The black and white artwork is fine. Fairly realistic but with a slightly cartoonish exaggeration in places. The writing is decent. The subject matter couldn't interest me less, except that Tohar is actually describing the opposite of a spiritual journey. Despite being raised in a strict Orthodox community, Tohar gradually realizes that she is an atheist.

I suppose that I actually do appreciate some identification with a character, but I prefer to discover it through meeting the character in the work, not by some upfront shallow recognition that we look similar. Like Tohar, I too realized that I was an atheist at a young age. I wrestled with the same questions, and eventually reached a certain peace by breaking with all the old traditions surrounding a faith. My family was Catholic, but the area where I grew up was roughly 50/50 Christian and Jewish families, so I have some familiarity with Jewish customs.

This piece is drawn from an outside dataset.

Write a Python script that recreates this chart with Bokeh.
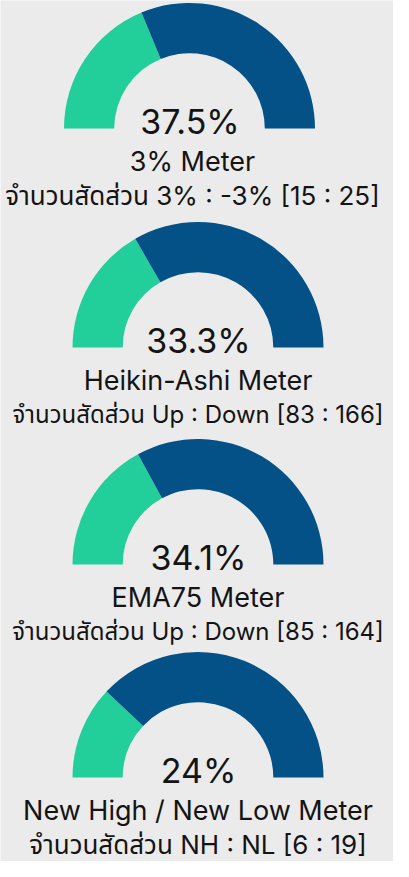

Despite that common ground, Tohar and I remain very different people from very different cultures. Tohar helpfully provides a couple of pages of endnotes explaining various Hebrew words and concepts throughout this book, and I wouldn't have minded maybe two mores pages worth of endnotes.

Is it a good book? I enjoyed Good Girls Go to Hell, but I wouldn't recommend it to somebody who just likes violent superhero comics.